I would say it would be a tough job for someone trying to decide what Cheney means by his statistics. Including the Iraqi security forces into the coalition of the willing is a twist of facts. Iraqi security forces should absolutely have their own category in the casualty count. And that is what the case was until apparently in the vice presidential debate when Cheney revised history and made the Iraqi security forces part of the coalition of the willing.

And then there is the Bush quote from the first debate, "Well, actually, he forgot Poland." This was in response to Kerry not mentioning Poland in the original coalition. Since that debate Polish Defense Minister Jerzy Szmajdzinski suggested that their troops would fully withdraw from Iraq at the end 2005.

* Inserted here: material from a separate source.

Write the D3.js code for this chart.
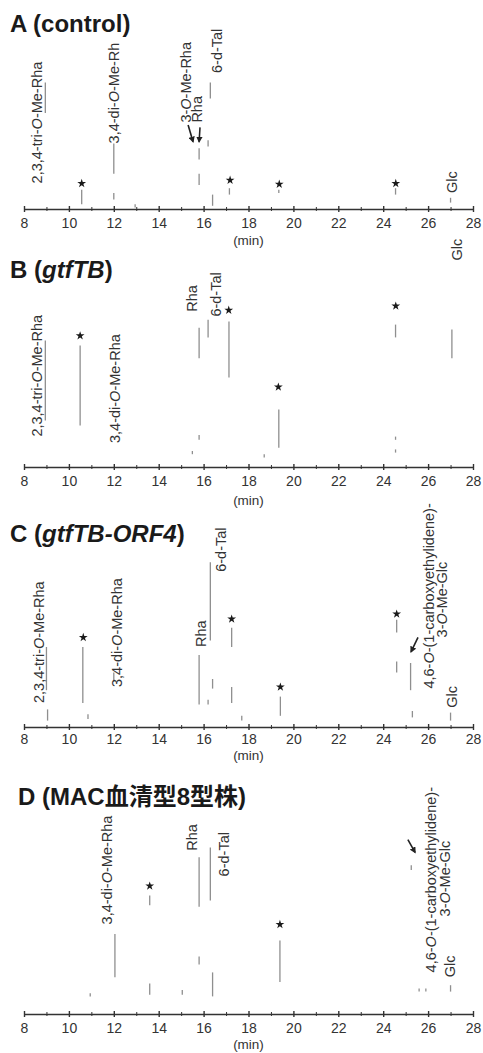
<!DOCTYPE html>
<html>
<head>
<meta charset="utf-8">
<script src="https://cdn.jsdelivr.net/npm/d3@7"></script>
<style>
  body { margin: 0; background: #fff; }
  text { font-family: "Liberation Sans", Arial, "Noto Sans CJK JP", sans-serif; }
</style>
</head>
<body>
<div id="chart"></div>
<script>
// Data
// time axis (min)
const tickValues = [8, 10, 12, 14, 16, 18, 20, 22, 24, 26, 28];
// titles, _x_ = italic
const titles = ["A (control)", "B (_gtfTB_)", "C (_gtfTB-ORF4_)", "D (MAC血清型8型株)"];

// peaks: [time, low, high] visible pieces of each peak trace (relative intensity)
const peaksA = [[8.95, 60, 79], [10.57, 3, 12], [12.0, 22, 41], [12.0, 6, 10], [12.95, 1, 3],
  [15.8, 31, 38], [15.8, 15, 22], [16.2, 39, 43], [16.3, 69, 79], [16.4, 2, 9],
  [17.15, 9, 13], [19.35, 10, 12], [24.55, 9, 13], [27.0, 4, 7]];
const peaksB = [[8.95, 29, 79], [10.5, 26, 76], [15.5, 8, 10], [15.8, 17, 20], [15.8, 68, 87],
  [16.2, 81, 92], [17.13, 56, 91], [18.7, 6, 8], [19.35, 12, 36],
  [24.55, 9, 11], [24.55, 17, 19], [24.55, 81, 89], [27.06, 68, 86]];
const peaksC = [[9.0, 23, 50], [9.05, 4, 11], [10.62, 15, 50], [10.85, 5, 8], [12.0, 29, 34],
  [15.8, 14, 45], [16.2, 14, 17], [16.3, 54, 103], [16.4, 24, 30],
  [17.25, 15, 25], [17.25, 50, 62], [17.7, 4, 7], [19.42, 7, 19],
  [24.6, 34, 41], [24.6, 59, 67], [25.22, 23, 40], [25.3, 6, 10], [27.0, 4, 9]];
const peaksD = [[10.95, 11, 13], [12.05, 23, 50], [13.6, 12, 19], [13.6, 68, 74], [15.05, 12, 15],
  [15.8, 31, 36], [15.8, 67, 98], [16.3, 71, 104], [16.4, 11, 26], [19.4, 20, 46],
  [25.25, 90, 93], [25.6, 14, 16], [25.9, 14, 16], [27.0, 14, 18]];

// star marks: [time, intensity]
const starsA = [[10.57, 16], [17.18, 18], [19.37, 15.5], [24.56, 16]];
const starsB = [[10.5, 82], [17.12, 98], [19.33, 50], [24.56, 100.6]];
const starsC = [[10.64, 56], [17.25, 67.5], [19.42, 25], [24.6, 70.6]];
const starsD = [[13.6, 80], [19.4, 56]];

// peak labels: [text, time, intensity]
const labelsA = [["2,3,4-tri-O-Me-Rha", 8.8, 16], ["3,4-di-O-Me-Rh", 12.25, 41],
  ["3-O-Me-Rha", 15.45, 54], ["Rha", 15.93, 54], ["6-d-Tal", 16.82, 85], ["Glc", 27.29, 10]];
const labelsB = [["2,3,4-tri-O-Me-Rha", 8.8, 19], ["3,4-di-O-Me-Rha", 12.28, 15],
  ["Rha", 15.7, 97], ["6-d-Tal", 16.78, 94], ["Glc", 27.5, 129]];
const labelsC = [["2,3,4-tri-O-Me-Rha", 8.9, 15], ["3,4-di-O-Me-Rha", 12.37, 25],
  ["Rha", 16.1, 50], ["6-d-Tal", 17.0, 97], ["4,6-O-(1-carboxyethylidene)-", 26.26, 24],
  ["3-O-Me-Glc", 26.84, 56], ["Glc", 27.29, 12]];
const labelsD = [["3,4-di-O-Me-Rha", 11.92, 56], ["Rha", 15.7, 102], ["6-d-Tal", 17.13, 86],
  ["4,6-O-(1-carboxyethylidene)-", 26.35, 26], ["3-O-Me-Glc", 26.97, 61], ["Glc", 27.2, 23]];

// arrows: [time0, intensity0, time1, intensity1]
const arrowsA = [[15.31, 52.5, 15.53, 42], [15.84, 51, 15.8, 42]];
const arrowsB = [];
const arrowsC = [[25.55, 56, 25.24, 47]];
const arrowsD = [[25.1, 109, 25.42, 101]];

// layout of the four panels
const width = 483, height = 1053;
const layout = [
  {axisY: 209, tickY: 19, minY: 245, titleX: 10, titleY: 32},
  {axisY: 467, tickY: 19, minY: 505, titleX: 10, titleY: 278},
  {axisY: 727, tickY: 17, minY: 760, titleX: 10, titleY: 542},
  {axisY: 1014, tickY: 19, minY: 1049, titleX: 18, titleY: 805}
];
const panels = [
  {peaks: peaksA, stars: starsA, labels: labelsA, arrows: arrowsA},
  {peaks: peaksB, stars: starsB, labels: labelsB, arrows: arrowsB},
  {peaks: peaksC, stars: starsC, labels: labelsC, arrows: arrowsC},
  {peaks: peaksD, stars: starsD, labels: labelsD, arrows: arrowsD}
];

const svg = d3.select("#chart")
  .append("svg")
    .attr("width", width)
    .attr("height", height)
    .style("background", "#fff");

svg.append("defs").append("marker")
    .attr("id", "head")
    .attr("viewBox", "0 0 10 10")
    .attr("refX", 8).attr("refY", 5)
    .attr("markerWidth", 4).attr("markerHeight", 4)
    .attr("orient", "auto")
  .append("path")
    .attr("d", "M0,0L10,5L0,10z")
    .attr("fill", "#222");

const x = d3.scaleLinear().domain([8, 28]).range([24, 473]);

// italic "O" in the sugar names
function addLabelText(sel, str) {
  str.split(/(?<=-)(O)(?=-)/).forEach(part => {
    sel.append("tspan").text(part)
      .attr("font-style", part === "O" ? "italic" : null);
  });
}

panels.forEach((p, i) => {
  const L = layout[i];
  const y = d3.scaleLinear().domain([0, 100]).range([L.axisY, L.axisY - 160]);
  const g = svg.append("g");

  // title
  const t = g.append("text")
    .attr("x", L.titleX).attr("y", L.titleY)
    .attr("font-size", 24).attr("font-weight", "bold").attr("fill", "#1a1a1a");
  titles[i].split("_").forEach((part, k) => {
    t.append("tspan").text(part).attr("font-style", k % 2 ? "italic" : null);
  });

  // peak traces
  g.append("g")
    .selectAll("line")
    .data(p.peaks)
    .join("line")
      .attr("x1", d => x(d[0])).attr("x2", d => x(d[0]))
      .attr("y1", d => y(d[1])).attr("y2", d => y(d[2]))
      .attr("stroke", "#8f8f8f")
      .attr("stroke-width", 1.3);

  // stars
  g.append("g")
    .selectAll("path")
    .data(p.stars)
    .join("path")
      .attr("transform", d => `translate(${x(d[0])},${y(d[1])})`)
      .attr("d", d3.symbol(d3.symbolStar, 24))
      .attr("fill", "#1a1a1a");

  // arrows
  g.append("g")
    .selectAll("line")
    .data(p.arrows)
    .join("line")
      .attr("x1", d => x(d[0])).attr("y1", d => y(d[1]))
      .attr("x2", d => x(d[2])).attr("y2", d => y(d[3]))
      .attr("stroke", "#222")
      .attr("stroke-width", 1.6)
      .attr("marker-end", "url(#head)");

  // labels
  g.append("g")
    .selectAll("text")
    .data(p.labels)
    .join("text")
      .attr("transform", d => `translate(${x(d[1])},${y(d[2])}) rotate(-90)`)
      .attr("font-size", 14.5)
      .attr("fill", "#333")
      .each(function(d) { addLabelText(d3.select(this), d[0]); });

  // x axis
  const ax = g.append("g")
    .attr("transform", `translate(0,${L.axisY})`)
    .call(d3.axisBottom(x).tickValues(tickValues).tickSize(4).tickSizeOuter(0).tickFormat(d3.format("d")));
  ax.select(".domain").attr("stroke", "#333").attr("stroke-width", 1.6);
  ax.selectAll(".tick line").attr("y1", -3).attr("y2", 3).attr("stroke", "#333").attr("stroke-width", 1.4);
  ax.selectAll(".tick text")
    .attr("y", L.tickY).attr("dy", 0)
    .attr("font-size", 14)
    .attr("font-family", "Liberation Sans, Arial, sans-serif")
    .attr("fill", "#333");
  // minor ticks
  g.append("g")
    .attr("transform", `translate(0,${L.axisY})`)
    .call(d3.axisBottom(x).tickValues(d3.range(9, 28, 2)).tickSize(2).tickSizeOuter(0).tickFormat(""))
    .call(s => s.select(".domain").remove())
    .selectAll(".tick line").attr("y1", -2).attr("stroke", "#333");

  g.append("text")
    .attr("x", x(18)).attr("y", L.minY)
    .attr("text-anchor", "middle")
    .attr("font-size", 13.5)
    .attr("fill", "#333")
    .text("(min)");
});
</script>
</body>
</html>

The poorly defined coalition of the willing has been changing and has been more like the "coalition of the spinning." For instance Costa Rica has requested that the White House remove its name from the list on the website. Seeing as they sent no troops or any money, aid, equipment, etc., they never should have been on the list. Besides Spain, other countries to withdraw troops from Iraq include, the Phillipines, Honduras, El Salvador and the Dominican Republic. But I guess Dick Cheney decided to offset those troop losses within the coalition with Iraqi security forces. Maybe Cheney didn't want a new nickname to emerge, like the "coalition of the dwindling."